-- start --

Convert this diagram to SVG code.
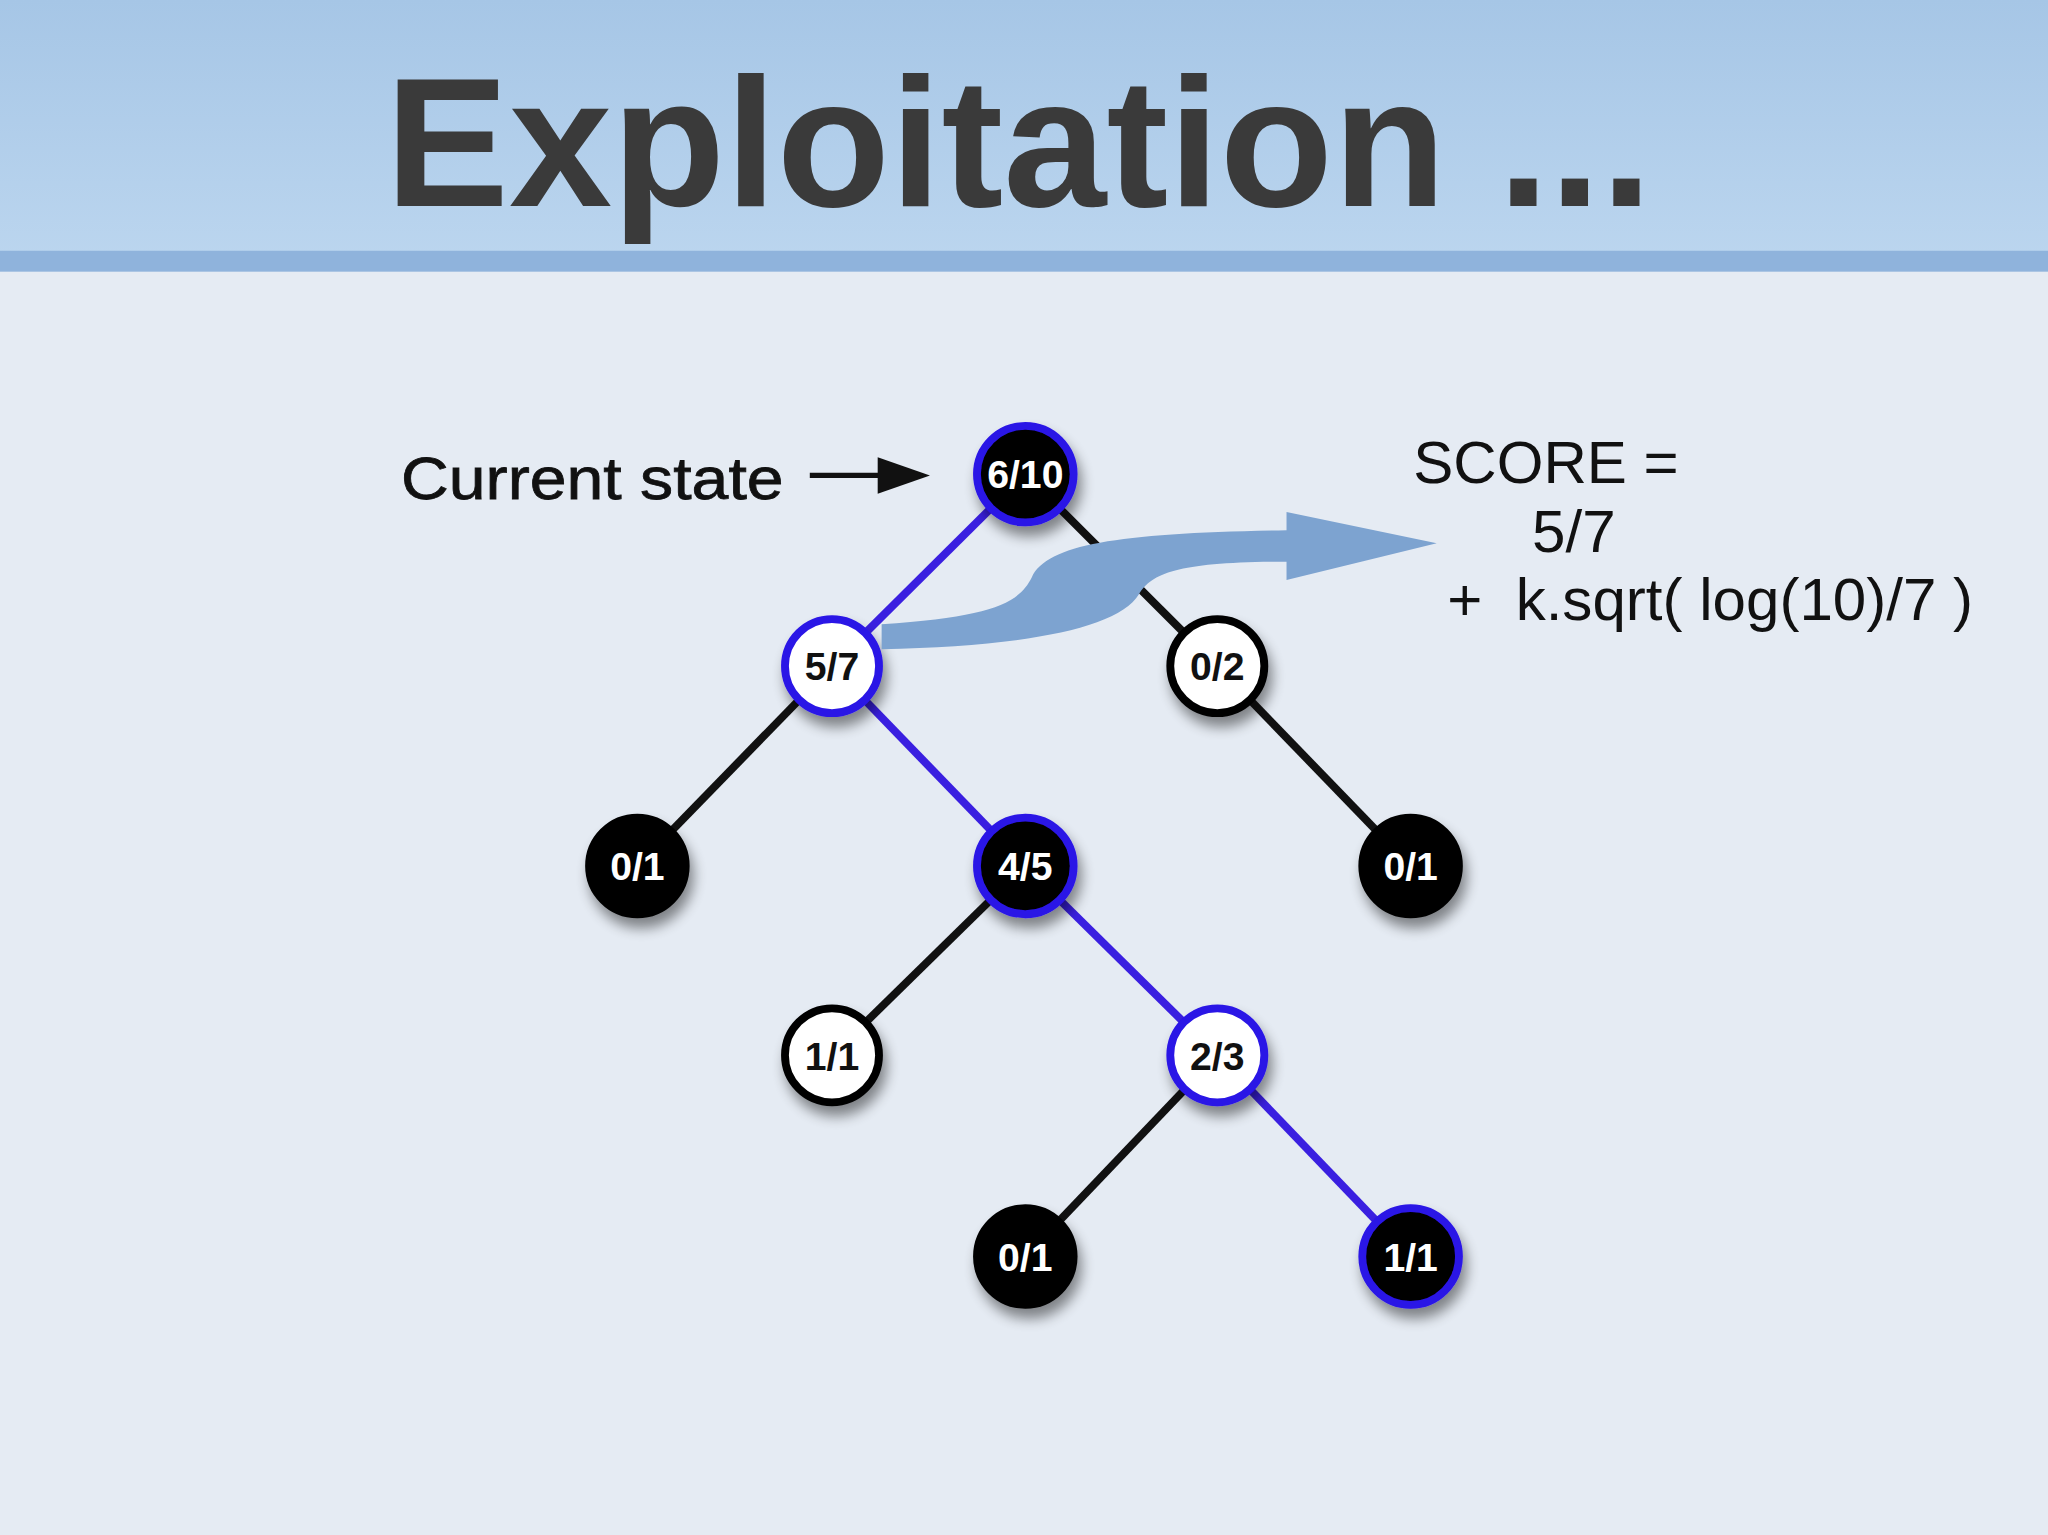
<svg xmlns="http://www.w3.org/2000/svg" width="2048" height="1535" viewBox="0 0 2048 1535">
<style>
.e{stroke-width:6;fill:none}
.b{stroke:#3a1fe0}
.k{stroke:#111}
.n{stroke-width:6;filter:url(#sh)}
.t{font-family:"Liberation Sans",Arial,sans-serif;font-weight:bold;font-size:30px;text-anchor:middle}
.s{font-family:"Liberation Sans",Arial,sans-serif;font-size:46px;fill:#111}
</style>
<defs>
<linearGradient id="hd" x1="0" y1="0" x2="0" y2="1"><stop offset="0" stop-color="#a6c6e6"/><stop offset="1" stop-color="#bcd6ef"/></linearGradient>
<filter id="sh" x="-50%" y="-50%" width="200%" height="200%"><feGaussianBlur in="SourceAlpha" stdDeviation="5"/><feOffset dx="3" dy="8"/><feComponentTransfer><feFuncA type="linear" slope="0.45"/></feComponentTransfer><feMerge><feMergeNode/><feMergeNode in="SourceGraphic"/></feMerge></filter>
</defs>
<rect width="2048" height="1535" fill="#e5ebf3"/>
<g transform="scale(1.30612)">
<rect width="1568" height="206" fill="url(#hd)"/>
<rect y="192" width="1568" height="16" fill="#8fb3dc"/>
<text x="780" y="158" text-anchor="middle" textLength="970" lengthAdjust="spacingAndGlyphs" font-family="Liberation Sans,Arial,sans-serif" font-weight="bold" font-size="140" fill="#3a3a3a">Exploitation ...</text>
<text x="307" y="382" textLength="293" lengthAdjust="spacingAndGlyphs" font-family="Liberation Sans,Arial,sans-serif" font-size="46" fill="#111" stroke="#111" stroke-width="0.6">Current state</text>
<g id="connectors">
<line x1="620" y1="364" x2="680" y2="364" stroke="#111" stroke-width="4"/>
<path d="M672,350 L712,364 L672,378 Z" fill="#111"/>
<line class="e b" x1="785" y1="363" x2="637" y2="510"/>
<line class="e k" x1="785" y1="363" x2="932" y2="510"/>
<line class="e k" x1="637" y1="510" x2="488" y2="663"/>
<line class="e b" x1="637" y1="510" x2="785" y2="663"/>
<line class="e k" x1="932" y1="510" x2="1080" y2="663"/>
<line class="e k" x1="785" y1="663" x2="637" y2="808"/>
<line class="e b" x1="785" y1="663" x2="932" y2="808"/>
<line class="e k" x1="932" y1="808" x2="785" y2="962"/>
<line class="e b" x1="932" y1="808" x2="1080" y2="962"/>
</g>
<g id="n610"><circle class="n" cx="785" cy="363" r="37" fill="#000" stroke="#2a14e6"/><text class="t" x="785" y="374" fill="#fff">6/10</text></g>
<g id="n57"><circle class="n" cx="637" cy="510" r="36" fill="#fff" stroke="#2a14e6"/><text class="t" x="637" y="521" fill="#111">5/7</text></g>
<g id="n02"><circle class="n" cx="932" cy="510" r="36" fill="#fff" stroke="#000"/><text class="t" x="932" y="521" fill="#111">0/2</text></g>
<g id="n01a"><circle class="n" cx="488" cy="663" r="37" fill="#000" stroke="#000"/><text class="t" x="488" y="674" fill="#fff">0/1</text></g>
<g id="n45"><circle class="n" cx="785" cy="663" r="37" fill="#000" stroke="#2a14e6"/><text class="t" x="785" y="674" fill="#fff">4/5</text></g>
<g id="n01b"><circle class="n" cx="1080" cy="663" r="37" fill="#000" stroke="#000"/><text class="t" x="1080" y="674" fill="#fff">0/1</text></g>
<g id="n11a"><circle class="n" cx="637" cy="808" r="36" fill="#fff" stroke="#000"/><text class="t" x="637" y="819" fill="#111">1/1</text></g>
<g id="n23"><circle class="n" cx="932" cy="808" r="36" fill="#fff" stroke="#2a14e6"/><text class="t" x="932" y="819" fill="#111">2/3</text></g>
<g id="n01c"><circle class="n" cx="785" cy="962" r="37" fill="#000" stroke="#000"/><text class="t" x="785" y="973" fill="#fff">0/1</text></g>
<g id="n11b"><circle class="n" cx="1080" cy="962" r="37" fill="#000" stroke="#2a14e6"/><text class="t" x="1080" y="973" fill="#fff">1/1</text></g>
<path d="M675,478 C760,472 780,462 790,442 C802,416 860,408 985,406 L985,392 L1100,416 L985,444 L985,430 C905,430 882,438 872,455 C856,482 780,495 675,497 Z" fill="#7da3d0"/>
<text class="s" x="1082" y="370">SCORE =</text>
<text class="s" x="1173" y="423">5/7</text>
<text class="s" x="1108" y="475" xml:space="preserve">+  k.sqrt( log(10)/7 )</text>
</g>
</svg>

-- end --

### EXERCISE OBJECTIVE
Repeat the data exactly, excluding the pictures.

### ANSWER TO THE EXERCISE
Convert this diagram to SVG code.
<svg xmlns="http://www.w3.org/2000/svg" width="2048" height="1535" viewBox="0 0 2048 1535">
<style>
.e{stroke-width:6;fill:none}
.b{stroke:#3a1fe0}
.k{stroke:#111}
.n{stroke-width:6;filter:url(#sh)}
.t{font-family:"Liberation Sans",Arial,sans-serif;font-weight:bold;font-size:30px;text-anchor:middle}
.s{font-family:"Liberation Sans",Arial,sans-serif;font-size:46px;fill:#111}
</style>
<defs>
<linearGradient id="hd" x1="0" y1="0" x2="0" y2="1"><stop offset="0" stop-color="#a6c6e6"/><stop offset="1" stop-color="#bcd6ef"/></linearGradient>
<filter id="sh" x="-50%" y="-50%" width="200%" height="200%"><feGaussianBlur in="SourceAlpha" stdDeviation="5"/><feOffset dx="3" dy="8"/><feComponentTransfer><feFuncA type="linear" slope="0.45"/></feComponentTransfer><feMerge><feMergeNode/><feMergeNode in="SourceGraphic"/></feMerge></filter>
</defs>
<rect width="2048" height="1535" fill="#e5ebf3"/>
<g transform="scale(1.30612)">
<rect width="1568" height="206" fill="url(#hd)"/>
<rect y="192" width="1568" height="16" fill="#8fb3dc"/>
<text x="780" y="158" text-anchor="middle" textLength="970" lengthAdjust="spacingAndGlyphs" font-family="Liberation Sans,Arial,sans-serif" font-weight="bold" font-size="140" fill="#3a3a3a">Exploitation ...</text>
<text x="307" y="382" textLength="293" lengthAdjust="spacingAndGlyphs" font-family="Liberation Sans,Arial,sans-serif" font-size="46" fill="#111" stroke="#111" stroke-width="0.6">Current state</text>
<g id="connectors">
<line x1="620" y1="364" x2="680" y2="364" stroke="#111" stroke-width="4"/>
<path d="M672,350 L712,364 L672,378 Z" fill="#111"/>
<line class="e b" x1="785" y1="363" x2="637" y2="510"/>
<line class="e k" x1="785" y1="363" x2="932" y2="510"/>
<line class="e k" x1="637" y1="510" x2="488" y2="663"/>
<line class="e b" x1="637" y1="510" x2="785" y2="663"/>
<line class="e k" x1="932" y1="510" x2="1080" y2="663"/>
<line class="e k" x1="785" y1="663" x2="637" y2="808"/>
<line class="e b" x1="785" y1="663" x2="932" y2="808"/>
<line class="e k" x1="932" y1="808" x2="785" y2="962"/>
<line class="e b" x1="932" y1="808" x2="1080" y2="962"/>
</g>
<g id="n610"><circle class="n" cx="785" cy="363" r="37" fill="#000" stroke="#2a14e6"/><text class="t" x="785" y="374" fill="#fff">6/10</text></g>
<g id="n57"><circle class="n" cx="637" cy="510" r="36" fill="#fff" stroke="#2a14e6"/><text class="t" x="637" y="521" fill="#111">5/7</text></g>
<g id="n02"><circle class="n" cx="932" cy="510" r="36" fill="#fff" stroke="#000"/><text class="t" x="932" y="521" fill="#111">0/2</text></g>
<g id="n01a"><circle class="n" cx="488" cy="663" r="37" fill="#000" stroke="#000"/><text class="t" x="488" y="674" fill="#fff">0/1</text></g>
<g id="n45"><circle class="n" cx="785" cy="663" r="37" fill="#000" stroke="#2a14e6"/><text class="t" x="785" y="674" fill="#fff">4/5</text></g>
<g id="n01b"><circle class="n" cx="1080" cy="663" r="37" fill="#000" stroke="#000"/><text class="t" x="1080" y="674" fill="#fff">0/1</text></g>
<g id="n11a"><circle class="n" cx="637" cy="808" r="36" fill="#fff" stroke="#000"/><text class="t" x="637" y="819" fill="#111">1/1</text></g>
<g id="n23"><circle class="n" cx="932" cy="808" r="36" fill="#fff" stroke="#2a14e6"/><text class="t" x="932" y="819" fill="#111">2/3</text></g>
<g id="n01c"><circle class="n" cx="785" cy="962" r="37" fill="#000" stroke="#000"/><text class="t" x="785" y="973" fill="#fff">0/1</text></g>
<g id="n11b"><circle class="n" cx="1080" cy="962" r="37" fill="#000" stroke="#2a14e6"/><text class="t" x="1080" y="973" fill="#fff">1/1</text></g>
<path d="M675,478 C760,472 780,462 790,442 C802,416 860,408 985,406 L985,392 L1100,416 L985,444 L985,430 C905,430 882,438 872,455 C856,482 780,495 675,497 Z" fill="#7da3d0"/>
<text class="s" x="1082" y="370">SCORE =</text>
<text class="s" x="1173" y="423">5/7</text>
<text class="s" x="1108" y="475" xml:space="preserve">+  k.sqrt( log(10)/7 )</text>
</g>
</svg>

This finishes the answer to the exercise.